■ **Data lines**
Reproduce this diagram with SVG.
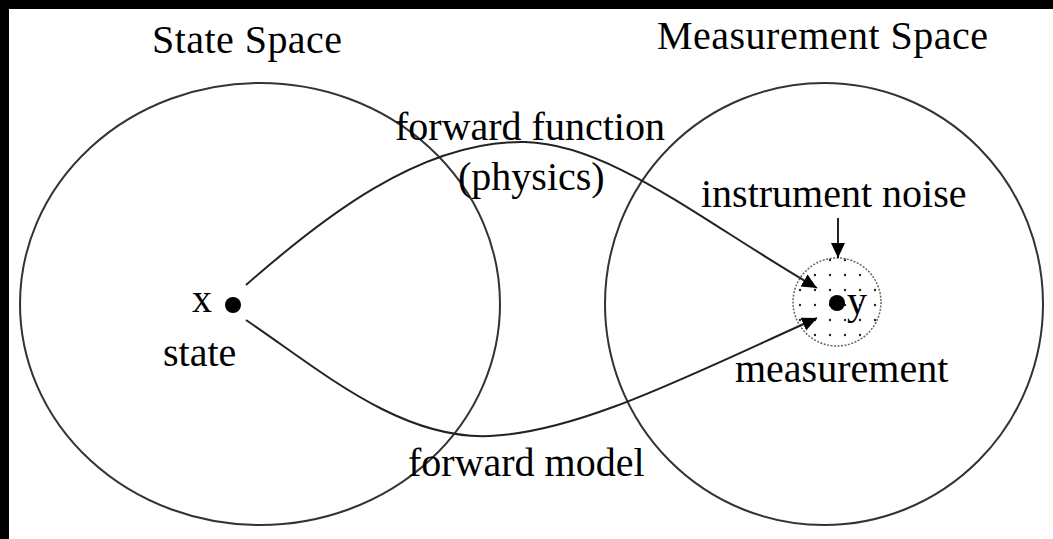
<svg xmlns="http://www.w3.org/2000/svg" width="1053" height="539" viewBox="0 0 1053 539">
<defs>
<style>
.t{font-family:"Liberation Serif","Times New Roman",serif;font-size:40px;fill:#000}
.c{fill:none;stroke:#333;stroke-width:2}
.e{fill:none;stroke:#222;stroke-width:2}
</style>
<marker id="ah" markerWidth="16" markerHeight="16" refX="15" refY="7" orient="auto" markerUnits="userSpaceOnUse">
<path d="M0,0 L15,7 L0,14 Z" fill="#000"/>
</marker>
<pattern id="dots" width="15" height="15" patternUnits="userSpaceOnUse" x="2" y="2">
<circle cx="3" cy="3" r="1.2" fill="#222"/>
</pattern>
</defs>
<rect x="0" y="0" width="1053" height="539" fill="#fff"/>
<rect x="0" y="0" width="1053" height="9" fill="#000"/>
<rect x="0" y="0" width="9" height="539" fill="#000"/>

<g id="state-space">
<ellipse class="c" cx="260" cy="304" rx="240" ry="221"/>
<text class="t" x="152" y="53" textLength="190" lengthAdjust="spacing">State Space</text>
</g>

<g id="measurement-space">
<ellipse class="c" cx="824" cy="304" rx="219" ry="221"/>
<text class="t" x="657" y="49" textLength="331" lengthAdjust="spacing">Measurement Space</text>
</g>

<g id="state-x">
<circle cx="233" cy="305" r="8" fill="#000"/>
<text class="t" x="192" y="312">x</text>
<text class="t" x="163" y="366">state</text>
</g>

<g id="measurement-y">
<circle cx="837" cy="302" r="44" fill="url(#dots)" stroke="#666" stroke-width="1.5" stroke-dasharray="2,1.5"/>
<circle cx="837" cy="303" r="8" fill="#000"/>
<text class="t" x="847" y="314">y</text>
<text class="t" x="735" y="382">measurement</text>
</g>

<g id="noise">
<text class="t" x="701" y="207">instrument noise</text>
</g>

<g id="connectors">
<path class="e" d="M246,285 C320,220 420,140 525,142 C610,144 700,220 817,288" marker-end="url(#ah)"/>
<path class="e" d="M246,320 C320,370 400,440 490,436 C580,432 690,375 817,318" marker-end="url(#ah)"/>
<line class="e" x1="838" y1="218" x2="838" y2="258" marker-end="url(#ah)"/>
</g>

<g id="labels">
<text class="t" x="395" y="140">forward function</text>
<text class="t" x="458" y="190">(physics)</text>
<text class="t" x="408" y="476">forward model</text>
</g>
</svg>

■ **Aim**
Copy out all of the material exactly as written, without its pictures.

■ **Answer to this problem**
Reproduce this diagram with SVG.
<svg xmlns="http://www.w3.org/2000/svg" width="1053" height="539" viewBox="0 0 1053 539">
<defs>
<style>
.t{font-family:"Liberation Serif","Times New Roman",serif;font-size:40px;fill:#000}
.c{fill:none;stroke:#333;stroke-width:2}
.e{fill:none;stroke:#222;stroke-width:2}
</style>
<marker id="ah" markerWidth="16" markerHeight="16" refX="15" refY="7" orient="auto" markerUnits="userSpaceOnUse">
<path d="M0,0 L15,7 L0,14 Z" fill="#000"/>
</marker>
<pattern id="dots" width="15" height="15" patternUnits="userSpaceOnUse" x="2" y="2">
<circle cx="3" cy="3" r="1.2" fill="#222"/>
</pattern>
</defs>
<rect x="0" y="0" width="1053" height="539" fill="#fff"/>
<rect x="0" y="0" width="1053" height="9" fill="#000"/>
<rect x="0" y="0" width="9" height="539" fill="#000"/>

<g id="state-space">
<ellipse class="c" cx="260" cy="304" rx="240" ry="221"/>
<text class="t" x="152" y="53" textLength="190" lengthAdjust="spacing">State Space</text>
</g>

<g id="measurement-space">
<ellipse class="c" cx="824" cy="304" rx="219" ry="221"/>
<text class="t" x="657" y="49" textLength="331" lengthAdjust="spacing">Measurement Space</text>
</g>

<g id="state-x">
<circle cx="233" cy="305" r="8" fill="#000"/>
<text class="t" x="192" y="312">x</text>
<text class="t" x="163" y="366">state</text>
</g>

<g id="measurement-y">
<circle cx="837" cy="302" r="44" fill="url(#dots)" stroke="#666" stroke-width="1.5" stroke-dasharray="2,1.5"/>
<circle cx="837" cy="303" r="8" fill="#000"/>
<text class="t" x="847" y="314">y</text>
<text class="t" x="735" y="382">measurement</text>
</g>

<g id="noise">
<text class="t" x="701" y="207">instrument noise</text>
</g>

<g id="connectors">
<path class="e" d="M246,285 C320,220 420,140 525,142 C610,144 700,220 817,288" marker-end="url(#ah)"/>
<path class="e" d="M246,320 C320,370 400,440 490,436 C580,432 690,375 817,318" marker-end="url(#ah)"/>
<line class="e" x1="838" y1="218" x2="838" y2="258" marker-end="url(#ah)"/>
</g>

<g id="labels">
<text class="t" x="395" y="140">forward function</text>
<text class="t" x="458" y="190">(physics)</text>
<text class="t" x="408" y="476">forward model</text>
</g>
</svg>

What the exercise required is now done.